Rick Barot’s poems are assured, finely composed structures in which memory and emotion often take startling, deeply moving turns. He is the author of three books of poems, including The Darker Fall and Want. Rick was born in the Philippines, grew up in the San Francisco Bay Area, and now lives in Tacoma, Washington. He teaches at Pacific Lutheran University, where he directs The Rainier Writing Workshop. Recently I caught up with Rick via email to talk about his new book, Chord.
Matthew Thorburn: Chord seems very carefully arranged so that adjacent poems speak to each other, and so that different family stories and personal narratives are gradually woven together into a larger whole. How did you go about putting your poems together as a book? Is this a process that changes for you, from book to book?

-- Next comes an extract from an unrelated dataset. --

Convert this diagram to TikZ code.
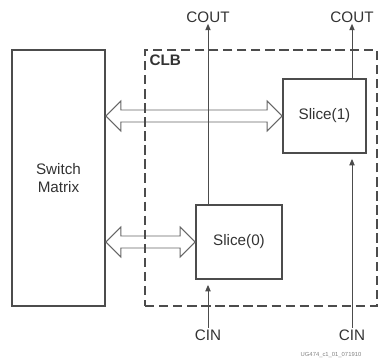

Rick Barot: The arrangement of Chord happened well after I’d finished writing the poems for the book. The poems were written over a span of about eight years, and during that time I didn’t have a sense of an overall theme that the poems were contributing to. I just wrote the poems. Some felt personal. Some felt polemical. I didn’t want to spend any time thinking about what the poems were and how they related to each other. I liked being surprised by what came up. My previous book, Want, had been a kind of project book. When I started it I had a clear sense of it in mind, and in the three years I wrote the poems of that book, I adhered to the theme. That experience taught me that I didn’t want to be that constrained in my next book. Until I had the poems in Chord spread out on my living room floor and I went through the process of moving things around and taking things out, I didn’t know that the book would be anything but a miscellaneous gathering of poems. In fact, to me it still feels like a miscellaneous gathering, even though I know it’s informed by recurring ideas and preoccupations.
MT: The opening poem, “Tarp,” is a wonderful example of something I especially admire in your work: the way you can start a poem with something from everyday life, something as seemingly unremarkable and harmless as a tarp, and then suddenly we find you’re writing about something much darker and closer to the heart. Would you talk about how a poem starts for you—and how you started writing this particular poem?